Why can’t I book a train ticket to Liverpool?
Assuming nothing goes wrong, on April 12th, British people will be able to go and stay away from home for the first time in months.
The Ableman family will be going and staying in Liverpool so we can go and visit the in-laws in their garden.
But, my God, the railway really doesn’t want our custom.
This is what happens when we try to book the train:
I don’t mean to sound petulant, but it’s two weeks away!
The railway is financially on its knees. Each passenger journey is being subsidised by the Treasury to the tune of something like £100 per person.
Rail travel is currently 80% down on the pre-Covid norm; car travel just 30% down. Not for a single day in the last year has rail demand exceeded 50% of the previous norm: even between lockdown 1 and lockdown 2 when travel was virtually unrestricted.

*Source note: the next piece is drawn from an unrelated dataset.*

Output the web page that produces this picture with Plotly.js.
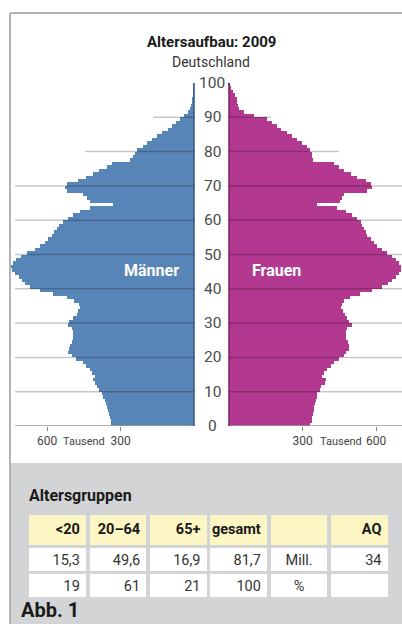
<!DOCTYPE html>
<html><head><meta charset="utf-8">
<script src="https://cdn.plot.ly/plotly-3.0.1.min.js"></script>
<style>html,body{margin:0;padding:0;background:#fff;}#chart{width:402px;height:624px;}</style>
</head><body><div id="chart"></div>
<script>
// ---- data ----
const ages = [0,1,2,3,4,5,6,7,8,9,10,11,12,13,14,15,16,17,18,19,20,21,22,23,24,25,26,27,28,29,30,31,32,33,34,35,36,37,38,39,40,41,42,43,44,45,46,47,48,49,50,51,52,53,54,55,56,57,58,59,60,61,62,63,64,65,66,67,68,69,70,71,72,73,74,75,76,77,78,79,80,81,82,83,84,85,86,87,88,89,90,91,92,93,94,95,96,97,98,99];
const maenner = [338,340,343,346,350,354,358,364,370,377,
 386,394,405,412,404,415,426,440,453,480,
 499,513,509,506,499,495,493,495,499,513,
 509,493,479,472,465,470,490,520,575,630,
 668,688,703,716,730,742,745,740,728,708,
 683,650,628,608,595,580,570,558,550,535,
 515,492,465,425,330,425,437,453,518,527,
 518,472,442,412,386,356,336,262,248,240,
 234,210,193,170,150,130,108,88,73,57,
 42,25,15,11,8,6,4,3,2,1];
const frauen = [330,338,340,343,345,347,352,354,358,361,
 370,374,393,395,381,388,401,415,429,449,
 469,477,490,490,486,479,476,476,480,503,
 490,480,472,465,458,460,470,492,535,585,
 625,650,667,680,694,703,701,692,680,667,
 646,626,605,592,578,565,558,551,544,537,
 524,503,478,442,360,455,462,470,565,585,
 580,558,524,497,469,449,429,344,340,340,
 331,317,299,279,258,238,211,195,177,156,
 102,61,41,37,34,31,23,18,10,4];
const ageTicks = [0,10,20,30,40,50,60,70,80,90,100];
const gridAges = [10,20,30,40,50,60,70,80,90];
const xTickVals = [300,600];
const xTickText = ['300','600'];
const tableHeader = ['&lt;20','20–64','65+','gesamt','','AQ'];
const rowMill = ['15,3','49,6','16,9','81,7','Mill.','34'];
const rowPct = ['19','61','21','100','%',''];

// ---- geometry / style ----
const W=402,H=624;
const PX=0.245;             // px per thousand
const baseL=194, baseR=229, leftEdge=11, lineStart=15, rightEdge=402;
const yTop=83, yBot=426;
const ext=4;
const rangeL=(baseL-leftEdge)/PX, rangeR=(rightEdge-baseR)/PX;
const gridFullL=(baseL-lineStart)/PX;
const FONT='Roboto, "Liberation Sans", sans-serif';
const BLUE='#5885b7', MAG='#b2398f';
const PANEL='#d3d4d6';

const gridReachL = {80:445, 90:167};
const gridReachR = {80:449, 90:170};

const shapes = [];
shapes.push({type:'rect',xref:'paper',yref:'paper',x0:11/W,x1:1,y0:0,y1:1-463/H,fillcolor:PANEL,line:{width:0},layer:'below'});
shapes.push({type:'line',xref:'paper',yref:'paper',x0:10/W,x1:1,y0:1-13/H,y1:1-13/H,line:{color:'#b3b3b3',width:2}});
shapes.push({type:'line',xref:'paper',yref:'paper',x0:10/W,x1:10/W,y0:0,y1:1-13/H,line:{color:'#b3b3b3',width:2}});
gridAges.forEach(a=>{
  shapes.push({type:'line',xref:'x',yref:'y',x0:gridReachL[a]||gridFullL,x1:-ext,y0:a,y1:a,line:{color:'rgba(0,0,0,0.22)',width:1.5},layer:'above'});
  shapes.push({type:'line',xref:'x2',yref:'y',x0:-ext,x1:gridReachR[a]||rangeR,y0:a,y1:a,line:{color:'rgba(0,0,0,0.22)',width:1.5},layer:'above'});
});
// baseline axis lines at age 0
shapes.push({type:'line',xref:'x',yref:'y',x0:gridFullL,x1:-ext,y0:0,y1:0,line:{color:'#9a9a9a',width:1.5},layer:'above'});
shapes.push({type:'line',xref:'x2',yref:'y',x0:-ext,x1:rangeR,y0:0,y1:0,line:{color:'#9a9a9a',width:1.5},layer:'above'});
shapes.push({type:'line',xref:'x',yref:'y',x0:0,x1:0,y0:0,y1:100,line:{color:'#34577f',width:1.5}});
shapes.push({type:'line',xref:'x2',yref:'y',x0:0,x1:0,y0:0,y1:100,line:{color:'#7d1f62',width:1.5}});

const ann = [];
ann.push({text:'<b>Altersaufbau: 2009</b>',x:211/W,y:1-42/H,font:{size:15,color:'#1a1a1a'}});
ann.push({text:'Deutschland',x:211/W,y:1-62/H,font:{size:14,color:'#333'}});
ageTicks.forEach(a=>ann.push({text:String(a),x:212/W,y:a,yref:'y',font:{size:15.5,color:'#4a4a4a'}}));
ann.push({text:'<b>Männer</b>',x:151.7/W,y:1-270.7/H,font:{size:16,color:'#fff'}});
ann.push({text:'<b>Frauen</b>',x:276/W,y:1-270.7/H,font:{size:16,color:'#fff'}});
ann.push({text:'Tausend',x:84/W,y:1-441.7/H,font:{size:11,color:'#444'}});
ann.push({text:'Tausend',x:341/W,y:1-441.7/H,font:{size:11,color:'#444'}});
ann.push({text:'<b>Altersgruppen</b>',x:27/W,y:1-496/H,xanchor:'left',font:{size:16,color:'#1a1a1a'}});
ann.push({text:'<b>Abb. 1</b>',x:19/W,y:0,xanchor:'left',yanchor:'bottom',font:{size:20,color:'#1a1a1a'}});
ann.forEach(a=>{a.showarrow=false; if(!a.xref)a.xref='paper'; if(!a.yref)a.yref='paper'; if(!a.xanchor)a.xanchor='center'; if(!a.yanchor)a.yanchor='middle';});

const axCommon = {showgrid:false,zeroline:false,showline:false,
  ticks:'outside',ticklen:4,tickcolor:'#888',tickwidth:1,tickvals:xTickVals,ticktext:xTickText,
  tickfont:{size:12,color:'#444'},fixedrange:true,anchor:'y'};

const traces = [
 {type:'bar',orientation:'h',x:maenner,y:ages,width:1,offset:0,xaxis:'x',yaxis:'y',
  marker:{color:BLUE,line:{width:0}},hoverinfo:'skip'},
 {type:'bar',orientation:'h',x:frauen,y:ages,width:1,offset:0,xaxis:'x2',yaxis:'y',
  marker:{color:MAG,line:{width:0}},hoverinfo:'skip'},
 {type:'table',domain:{x:[27.5/W,389.5/W],y:[0,1-513.3/H]},
  header:{values:tableHeader.map(h=>'<b>'+h+'</b>'),fill:{color:'#fcf5c4'},
    line:{color:PANEL,width:3.5},height:26.3,
    align:['right','right','right','right','center','right'],
    font:{family:FONT,size:14.5,color:'#1a1a1a'}},
  cells:{values:tableHeader.map((_,i)=>[rowMill[i],rowPct[i]]),fill:{color:'#ffffff'},
    line:{color:PANEL,width:3.5},height:26.3,
    align:['right','right','right','right','center','right'],
    font:{family:FONT,size:14.5,color:'#333'}}}
];

const layout = {width:W,height:H,margin:{l:0,r:0,t:0,b:0},showlegend:false,
 paper_bgcolor:'#fff',plot_bgcolor:'rgba(0,0,0,0)',bargap:0,
 font:{family:FONT,color:'#333'},
 xaxis:Object.assign({},axCommon,{domain:[leftEdge/W,(baseL+ext*PX)/W],range:[rangeL,-ext]}),
 xaxis2:Object.assign({},axCommon,{domain:[(baseR-ext*PX)/W,1],range:[-ext,rangeR]}),
 yaxis:{domain:[1-yBot/H,1-yTop/H],range:[0,100],showgrid:false,zeroline:false,showticklabels:false,ticks:'',showline:false,fixedrange:true},
 shapes:shapes,annotations:ann};

Plotly.newPlot('chart',traces,layout,{displayModeBar:false,responsive:false});
</script></body></html>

So this is a crisis, right?
As in, if we don’t get this moment right, the railway’s finances could be undermined forever, right?
So how on earth can it be the case that we’ve got to the position where the economy is scheduled to open up in a fortnight, and Britain’s most important rail line has opted out?
It’s currently impossible to book rail travel from London to Liverpool, the Lake District, Manchester or anywhere else served by Avanti West Coast.
For comparison, here’s what happens if I attempt to book a Eurostar, a flight or a coach:
They work fine despite two of them being barely legal!
And, of course, you don’t need to book a car journey at all.
The entire British public transport industry should be laser-focused on getting customers back.
I’m not in the room, so I’ve no idea how it is that the West Coast Mainline (of all routes) has opted out of this existential necessity.
I suspect that something somewhere has fallen into a hole between the operator, Network Rail and the DfT. Probably something to do with money. I’m also aware that it’s probably no one individual’s fault, that lots of people will be working very late nights trying to fix it and that no-one will have wanted to end up in this situation.
But something about the way the industry works has gone very badly wrong to allow this to occur.
I’m a persistent blighter (and pretty loyal to public transport), and I’ve accepted having to check for tickets day after bloody day (I’ve been doing it for weeks now…) but right now millions of people all round the country are forming the habits that are going sustain post-pandemic.
And if the railway tells them to F off, they probably will. For good.